Ridesharing is a great idea that can reduce car usage, especially during the commuting hours. Ridesharing works by matching users with similar commuting profiles, and it has great benefits both for individuals, due to reduced commuting expenses, and the city as a whole (e.g. reduced traffic and reduced pollution). Recent technological innovations, such Smartphones and social media, can make scheduling of ride-sharing trips much easier. However, despite that the idea has been around for some time now, and that the technology required to enable it is there, the full potential of ride-sharing remains unknown. When we say potential, we mean how many cars can be removed from the streets of a city thanks to ridesharing.
To assess the potential of ridesharing we use spatio-temporal and social information extracted from mobile phone data.
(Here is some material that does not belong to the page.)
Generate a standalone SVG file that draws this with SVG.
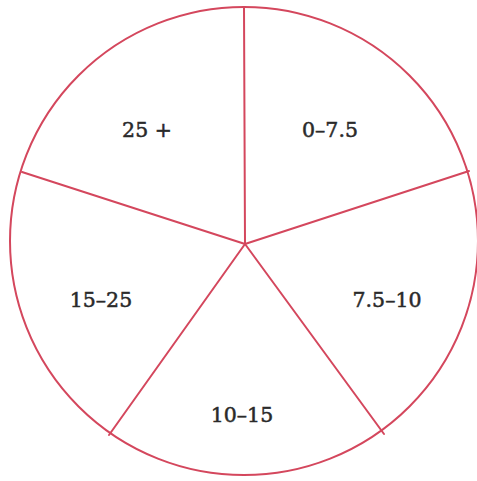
<svg xmlns="http://www.w3.org/2000/svg" width="477" height="481" viewBox="0 0 477 481">
<style>
.ln{fill:none;stroke:#d4475d;stroke-width:2;stroke-linecap:round}
.lb{font-family:"DejaVu Serif","Liberation Serif",serif;font-size:20.5px;fill:#2a2a2a;stroke:#2a2a2a;stroke-width:0.5;text-anchor:middle}
</style>
<rect width="477" height="481" fill="#fff"/>
<g id="connectors">
<circle class="ln" cx="244" cy="241" r="234"/>
<line class="ln" x1="245" y1="244" x2="244" y2="7"/>
<line class="ln" x1="245" y1="244" x2="469" y2="171"/>
<line class="ln" x1="245" y1="244" x2="384" y2="434"/>
<line class="ln" x1="245" y1="244" x2="109" y2="435"/>
<line class="ln" x1="245" y1="244" x2="22" y2="172"/>
</g>
<g id="n1"><text class="lb" x="147" y="137">25 +</text></g>
<g id="n2"><text class="lb" x="330" y="137">0–7.5</text></g>
<g id="n3"><text class="lb" x="387" y="307">7.5–10</text></g>
<g id="n4"><text class="lb" x="242" y="422">10–15</text></g>
<g id="n5"><text class="lb" x="101" y="307">15–25</text></g>
</svg>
Thanks to CDRs (Call Description Records), we can find samples of trajectories for a large population of users, and their partial social media graphs. We used CDRs for Madrid and Barcelona, for the period of September to December of 2009. For Madrid we had more than 8 hundred million calls, from 5 million users, and for Barcelona more than 4 hundred and 50 million calls from 2 million users. We also looked at different types of data sets, that are publically available. Using the Twitter Streaming API, we obtained geo-tagged tweets for 2 US cities: New York and Los Angeles. We obtain more than 5 million tweets for New York from more than 200K users, and more than 3 million tweets for more than 150K users in Los Angeles.
From our mobile data we extract: (1) home/work locations, (2) departure time distribution, (3) social graphs (e.g. from the phone calls), and we assess the potential of ridesharing assuming a distance tolerance of 1km, and a delay tolerance of 10 minutes. We find that, if users are willing to share a ride with strangers then ridesharing can have a great potential (more than 50%) . Ridesharing also has a significant potential even when social constraints are introduced; if users are willing to share a ride with one-hop friends (friends-of-friends) then potential of ridesharing can be as high as 31%.
We design and build an online ridesharing system, where drivers and passengers send their requests for a ride in advance, possibly on a short notice. The system consists of two components: the constraint satisfier and the matching module.